Complete step by step answer:
Let us determine the power of the combined lens using the formula,
${P_{com}} = {P_C} + {P_f}$
Here, ${P_C}$ is the power of the convex lens and ${P_f}$ is the power of the flat mirror.
Since the flat surface of the mirror is silvered, its power will be the zero. Therefore, we can write,
${P_{com}} = {P_C}$
We know that the power of the lens is the reciprocal of the focal length. Therefore,
$\dfrac{1}{{{f_{com}}}} = \dfrac{1}{{{f_C}}}$ …… (1)
Here, ${f_C}$ is the focal length of the convex lens.
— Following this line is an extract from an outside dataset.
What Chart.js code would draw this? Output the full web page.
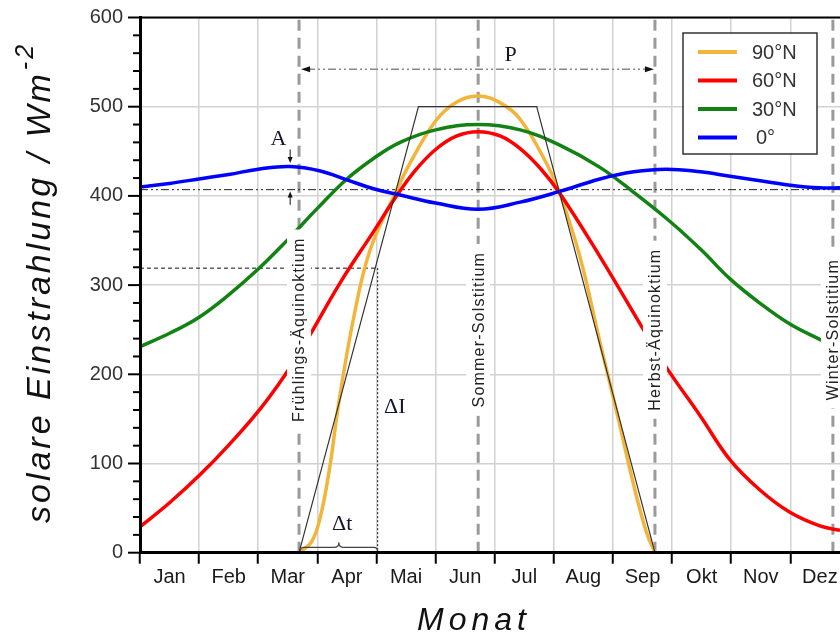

We have the formula for the focal length of the lens of refractive index $\mu$,$\dfrac{1}{{{f_c}}} = \left( {\mu - 1} \right)\left( {\dfrac{1}{{{R_1}}} + \dfrac{1}{{{R_2}}}} \right)$
Here, ${R_1}$ and ${R_2}$ are the radii of curvatures of the convex lens.
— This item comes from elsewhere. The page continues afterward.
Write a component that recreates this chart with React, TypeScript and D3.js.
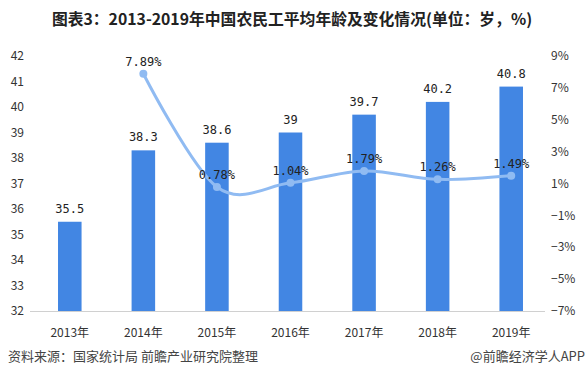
import React from "react";
import * as d3 from "d3";

const years = ["2013年", "2014年", "2015年", "2016年", "2017年", "2018年", "2019年"];
const ages = [35.5, 38.3, 38.6, 39, 39.7, 40.2, 40.8];
const changes: (number | null)[] = [null, 7.89, 0.78, 1.04, 1.79, 1.26, 1.49];
const leftTicks = [32, 33, 34, 35, 36, 37, 38, 39, 40, 41, 42];
const rightTicks = [-7, -5, -3, -1, 1, 3, 5, 7, 9];

const W = 585, H = 379;
const plotLeft = 33, plotRight = 548, plotTop = 56, plotBottom = 311;

export default function App() {
  const x = d3.scaleBand<string>().domain(years).range([plotLeft, plotRight]).paddingInner(0.68).paddingOuter(0.34);
  const yL = d3.scaleLinear().domain([32, 42]).range([plotBottom, plotTop]);
  const yR = d3.scaleLinear().domain([-7, 9]).range([plotBottom, plotTop]);
  const cx = (y: string) => (x(y) as number) + x.bandwidth() / 2;

  const pts = years.map((y, i) => ({ y, v: changes[i] })).filter(d => d.v !== null) as { y: string; v: number }[];
  const line = d3.line<{ y: string; v: number }>().x(d => cx(d.y)).y(d => yR(d.v)).curve(d3.curveCardinal.tension(0));

  const cn = "'Noto Sans CJK SC', 'Noto Sans', sans-serif";
  const mono = "'DejaVu Sans Mono', monospace";

  return (
    <svg width={W} height={H} style={{ position: "absolute", left: 0, top: 0, background: "#fff" }}>
      <text x={292} y={25} textAnchor="middle" fontFamily={cn} fontWeight="bold" fontSize={15.8} fill="#222">
        图表3：2013-2019年中国农民工平均年龄及变化情况(单位：岁，%)
      </text>
      {leftTicks.map(t => (
        <text key={"l" + t} x={24} y={yL(t)} dy="0.35em" textAnchor="end" fontFamily={cn} fontSize={12} fill="#333">{t}</text>
      ))}
      {rightTicks.map(t => (
        <text key={"r" + t} x={551} y={yR(t)} dy="0.35em" textAnchor="start" fontFamily={cn} fontSize={12} fill="#333">{(t < 0 ? "−" + Math.abs(t) : t) + "%"}</text>
      ))}
      <line x1={30} x2={545} y1={plotBottom + 0.5} y2={plotBottom + 0.5} stroke="#d0d0d0" strokeWidth={1} />
      {years.map((y, i) => (
        <g key={y}>
          <rect x={x(y)} y={yL(ages[i])} width={x.bandwidth()} height={plotBottom - yL(ages[i])} fill="#4286e3" />
          <text x={cx(y)} y={yL(ages[i]) - 9} textAnchor="middle" fontFamily={mono} fontSize={12} fill="#222">{ages[i]}</text>
          <text x={cx(y)} y={333} dy="0.35em" textAnchor="middle" fontFamily={cn} fontSize={12} fill="#333">{y}</text>
        </g>
      ))}
      <path d={line(pts) || ""} fill="none" stroke="#90bbf2" strokeWidth={3} />
      {pts.map(d => (
        <g key={"p" + d.y}>
          <circle cx={cx(d.y)} cy={yR(d.v)} r={4} fill="#90bbf2" />
          <text x={cx(d.y)} y={yR(d.v) - 8} textAnchor="middle" fontFamily={mono} fontSize={12} fill="#222">{d.v.toFixed(2) + "%"}</text>
        </g>
      ))}
      <text x={8} y={361} fontFamily={cn} fontSize={13} fill="#444">资料来源：国家统计局 前瞻产业研究院整理</text>
      <text x={585} y={361} textAnchor="end" fontFamily={cn} fontSize={13} fill="#444">@前瞻经济学人APP</text>
    </svg>
  );
}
Since the convex lens has symmetric surfaces on both sides, the radii of curvatures of the two surfaces are the same. Therefore,
$\dfrac{1}{{{f_c}}} = \left( {\mu - 1} \right)\left( {\dfrac{1}{{{R_1}}} + \dfrac{1}{{{R_1}}}} \right)$
$\Rightarrow \dfrac{1}{{{f_c}}} = \left( {\mu - 1} \right)\dfrac{2}{{{R_1}}}$
Using the above equation in equation (1), we get,
$\dfrac{1}{{{f_{com}}}} = \left( {\mu - 1} \right)\dfrac{2}{{{R_1}}}$
$\Rightarrow {f_{com}} = \dfrac{{{R_1}}}{{2\left( {\mu - 1} \right)}}$
Substituting ${R_1} = 30\,{\text{cm}}$ and $\mu = 1.5$ in the above equation, we get,
${f_{com}} = \dfrac{{30}}{{2\left( {1.5 - 1} \right)}}$
$\Rightarrow {f_{com}} = \dfrac{{30}}{1}$
$\Rightarrow {f_{com}} = 30\,{\text{cm}}$

For the size of the image to be equal to the size of the object, the image distance must be equal to the object distance. For the real image to produce, the image distance must be the negative. Using the lens equation,
$\dfrac{1}{f} = \dfrac{1}{v} - \dfrac{1}{u}$
Here, v is the object distance and u is the image distance.
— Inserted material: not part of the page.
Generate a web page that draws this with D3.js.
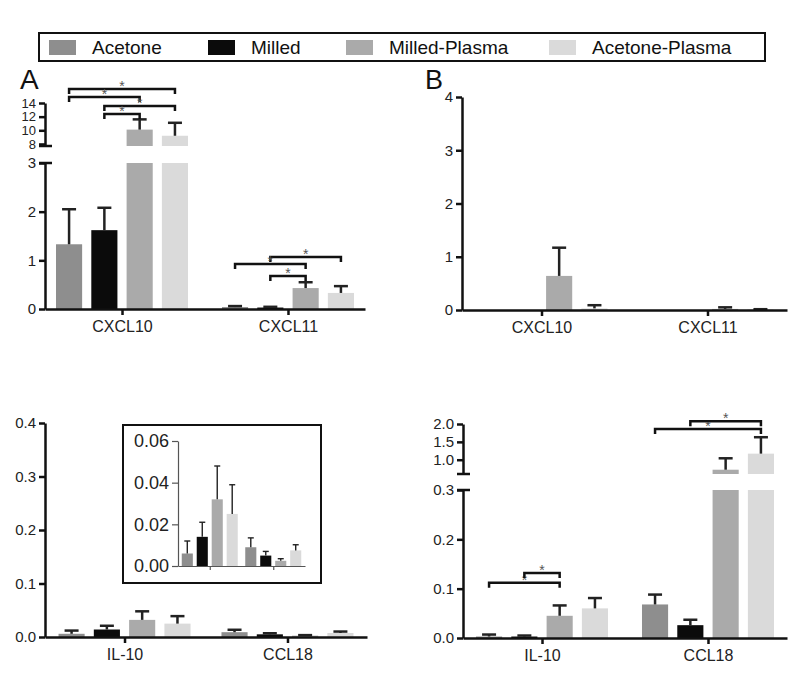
<!DOCTYPE html>
<html>
<head>
<meta charset="utf-8">
<script src="https://cdn.jsdelivr.net/npm/d3@7"></script>
<style>
  body { margin: 0; background: #fff; }
  svg { font-family: "Liberation Sans", Arial, sans-serif; }
</style>
</head>
<body>
<svg id="chart" width="800" height="680"></svg>
<script>
// *** Cytokine bar panels (A / B) ***

// Data
const series = ["Acetone", "Milled", "Milled-Plasma", "Acetone-Plasma"];
const colors = ["#8e8e8e", "#0b0b0b", "#aaaaaa", "#dadada"];
const topGroups = ["CXCL10", "CXCL11"];
const bottomGroups = ["IL-10", "CCL18"];

// panel A, top (means and upper error per group)
const aTopMeans = [[1.33, 1.62, 10.1, 9.2], [0.04, 0.03, 0.43, 0.33]];
const aTopErrs = [[0.72, 0.46, 1.5, 1.9], [0.02, 0.015, 0.12, 0.14]];
// panel B, top
const bTopMeans = [[0, 0, 0.64, 0.03], [0, 0, 0.02, 0.01]];
const bTopErrs = [[0, 0, 0.53, 0.06], [0, 0, 0.03, 0.005]];
// panel A, bottom (also used by inset)
const aBotMeans = [[0.006, 0.014, 0.032, 0.025], [0.009, 0.005, 0.0025, 0.0075]];
const aBotErrs = [[0.006, 0.007, 0.016, 0.014], [0.0045, 0.002, 0.001, 0.0027]];
// panel B, bottom
const bBotMeans = [[0.003, 0.003, 0.045, 0.060], [0.068, 0.026, 0.72, 1.17]];
const bBotErrs = [[0.004, 0.002, 0.021, 0.021], [0.020, 0.011, 0.32, 0.46]];

// tick labels
const aTopLowTicks = [0, 1, 2, 3];
const aTopHighTicks = [8, 10, 12, 14];
const bTopTicks = [0, 1, 2, 3, 4];
const aBotTicks = [0, 0.1, 0.2, 0.3, 0.4];
const insetTicks = [0, 0.02, 0.04, 0.06];
const bBotLowTicks = [0, 0.1, 0.2, 0.3];
const bBotHighTicks = [1.0, 1.5, 2.0];

// significance brackets: [group index, series i, series j, height (value)]
const aTopSig = [[0, 0, 3, 16.05], [0, 0, 2, 14.87], [0, 1, 3, 13.56], [0, 1, 2, 12.39],
                 [1, 1, 3, 1.07], [1, 0, 2, 0.925], [1, 1, 2, 0.68]];
const bBotSig = [[0, 0, 2, 0.112], [0, 1, 2, 0.132], [1, 0, 3, 1.86], [1, 1, 3, 2.08]];

let svg = d3.select("#chart");

// Function to draw one panel (optionally with a broken y axis)
function drawPanel(p) {
    let g = svg.append("g");
    let x = d3.scalePoint().domain(p.groups).range([p.x0, p.x1]).padding(p.pad);
    let inner = d3.scaleBand().domain(series).range([-p.half, p.half]).paddingInner(0.26);
    let bw = inner.bandwidth();
    let yLo = d3.scaleLinear().domain(p.loDomain).range(p.loRange);
    let yHi = p.hiDomain ? d3.scaleLinear().domain(p.hiDomain).range(p.hiRange) : null;

    // bars
    p.means.forEach(function(vals, gi) {
        vals.forEach(function(v, si) {
            let bx = x(p.groups[gi]) + inner(series[si]);
            let loTop = yLo(Math.min(v, p.loDomain[1]));
            g.append("rect")
                .attr("x", bx).attr("y", loTop)
                .attr("width", bw).attr("height", yLo(0) - loTop)
                .attr("fill", colors[si]);
            let inHigh = yHi && v > p.hiDomain[0];
            if (inHigh) {
                g.append("rect")
                    .attr("x", bx).attr("y", yHi(v))
                    .attr("width", bw).attr("height", yHi(p.hiDomain[0]) - yHi(v))
                    .attr("fill", colors[si]);
            }
            // error bar (upper only)
            let e = p.errs[gi][si];
            if (e > 0) {
                let sc = inHigh ? yHi : yLo;
                let cx = bx + bw / 2;
                g.append("line")
                    .attr("x1", cx).attr("x2", cx)
                    .attr("y1", sc(v)).attr("y2", sc(v + e))
                    .attr("stroke", "#222").attr("stroke-width", p.ew);
                g.append("line")
                    .attr("x1", cx - p.cap / 2).attr("x2", cx + p.cap / 2)
                    .attr("y1", sc(v + e)).attr("y2", sc(v + e))
                    .attr("stroke", "#222").attr("stroke-width", p.ew);
            }
        });
    });

    // x axis
    let xAxis = g.append("g")
        .attr("transform", `translate(0, ${yLo(0)})`)
        .call(d3.axisBottom(x).tickSize(p.xTick).tickSizeOuter(0).tickPadding(6)
            .tickFormat(p.xLabels ? (d => d) : () => ""));

    // y axes
    let yAxisLo = g.append("g")
        .attr("transform", `translate(${p.x0}, 0)`)
        .call(d3.axisLeft(yLo).tickValues(p.loTicks).tickSize(6).tickSizeOuter(0)
            .tickFormat(d3.format(p.fmt)));
    let axes = [xAxis, yAxisLo];
    let yAxisHi = null;
    if (yHi) {
        yAxisHi = g.append("g")
            .attr("transform", `translate(${p.x0}, 0)`)
            .call(d3.axisLeft(yHi).tickValues(p.hiTicks).tickSize(6).tickSizeOuter(0)
                .tickFormat(d3.format(p.hiFmt)));
        axes.push(yAxisHi);
        // break marks
        [yLo(p.loDomain[1]), yHi(p.hiDomain[0])].forEach(function(yy) {
            g.append("line")
                .attr("x1", p.x0 - 6).attr("x2", p.x0 + 7)
                .attr("y1", yy).attr("y2", yy)
                .attr("stroke", p.axisColor).attr("stroke-width", p.lw);
        });
    }
    axes.forEach(function(a) {
        a.selectAll(".domain, .tick line")
            .attr("stroke", p.axisColor).attr("stroke-width", p.lw);
        a.selectAll("text")
            .attr("font-size", p.font).attr("fill", "#222");
    });
    xAxis.selectAll("text").attr("font-size", p.xFont);
    if (yAxisHi && p.hiFont) yAxisHi.selectAll("text").attr("font-size", p.hiFont);

    // significance brackets
    (p.sig || []).forEach(function(s) {
        let gx = x(p.groups[s[0]]);
        let xa = gx + inner(series[s[1]]) + bw / 2;
        let xb = gx + inner(series[s[2]]) + bw / 2;
        let sc = (yHi && s[3] > p.loDomain[1]) ? yHi : yLo;
        let yy = sc(s[3]);
        g.append("path")
            .attr("d", `M${xa},${yy + 5}V${yy}H${xb}V${yy + 5}`)
            .attr("fill", "none").attr("stroke", "#111").attr("stroke-width", 2.5);
        g.append("text")
            .attr("x", (xa + xb) / 2).attr("y", yy + 2)
            .attr("text-anchor", "middle")
            .attr("font-size", 14).attr("fill", "#555")
            .text("*");
    });
    return g;
}

let mainStyle = { half: 66, ew: 2.5, cap: 14, lw: 2.5, font: 15, xFont: 16, xTick: 6,
                  xLabels: true, axisColor: "#111" };

// Panel A top (broken axis)
drawPanel(Object.assign({}, mainStyle, {
    groups: topGroups, means: aTopMeans, errs: aTopErrs,
    x0: 45, x1: 365, pad: 0.464,
    loDomain: [0, 3], loRange: [309, 163], loTicks: aTopLowTicks, fmt: "d",
    hiDomain: [7.7, 14], hiRange: [146, 103], hiTicks: aTopHighTicks, hiFmt: "d",
    hiFont: 13, sig: aTopSig
}));

// Panel B top
drawPanel(Object.assign({}, mainStyle, {
    groups: topGroups, means: bTopMeans, errs: bTopErrs,
    x0: 462, x1: 787, pad: 0.479,
    loDomain: [0, 4], loRange: [310, 97], loTicks: bTopTicks, fmt: "d"
}));

// Panel A bottom
drawPanel(Object.assign({}, mainStyle, {
    groups: bottomGroups, means: aBotMeans, errs: aBotErrs,
    x0: 45, x1: 367, pad: 0.488,
    loDomain: [0, 0.4], loRange: [637, 423], loTicks: aBotTicks, fmt: ".1f"
}));

// Panel B bottom (broken axis)
drawPanel(Object.assign({}, mainStyle, {
    groups: bottomGroups, means: bBotMeans, errs: bBotErrs,
    x0: 463, x1: 787, pad: 0.476,
    loDomain: [0, 0.3], loRange: [638, 490], loTicks: bBotLowTicks, fmt: ".1f",
    hiDomain: [0.6, 2.0], hiRange: [474, 424], hiTicks: bBotHighTicks, hiFmt: ".1f",
    sig: bBotSig
}));

// Inset in panel A bottom
svg.append("rect")
    .attr("x", 123).attr("y", 425).attr("width", 198).attr("height", 158)
    .attr("fill", "#fff").attr("stroke", "#111").attr("stroke-width", 2);

drawPanel({
    groups: bottomGroups, means: aBotMeans, errs: aBotErrs,
    x0: 178, x1: 305, pad: 0.5, half: 28,
    ew: 1.4, cap: 6, lw: 1.2, font: 18, xFont: 18, xTick: 4, xLabels: false,
    axisColor: "#555",
    loDomain: [0, 0.06], loRange: [566, 441], loTicks: insetTicks, fmt: ".2f"
});

// Panel letters
svg.append("text").attr("x", 20).attr("y", 89)
    .attr("font-size", 28).attr("fill", "#111").text("A");
svg.append("text").attr("x", 425).attr("y", 89)
    .attr("font-size", 27).attr("fill", "#111").text("B");

// Legend
let legend = svg.append("g");
legend.append("rect")
    .attr("x", 39).attr("y", 33).attr("width", 726).attr("height", 28)
    .attr("fill", "#fff").attr("stroke", "#111").attr("stroke-width", 2);
let swatchX = [49, 208, 346, 549];
series.forEach(function(s, i) {
    legend.append("rect")
        .attr("x", swatchX[i]).attr("y", 40).attr("width", 27).attr("height", 15)
        .attr("fill", colors[i]);
    legend.append("text")
        .attr("x", swatchX[i] + 43).attr("y", 54)
        .attr("font-size", 19).attr("fill", "#111")
        .text(s);
});
</script>
</body>
</html>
Substituting $u = - v$ in the above equation, we get,
$\dfrac{1}{f} = \dfrac{1}{v} - \dfrac{1}{{ - v}}$
$\Rightarrow f = \dfrac{v}{2}$
$\Rightarrow v = 2f$
Substituting $f = 30\,{\text{cm}}$ in the above equation, we get,
$v = 2\left( {30} \right)$
$\therefore v = 60\,{\text{cm}}$
Therefore, the object should be placed at 60 cm from the lens.

So, the correct answer is option D.

Note: Students must know that when the convex lens forms a real image and a virtual image. If the image forms on the same side of the object, the real image of the object is formed. If the image forms on the same side of the object, the image distance is taken as negative. Note that when the size of the image is the same as the size of the object, then the magnification of the lens is 1.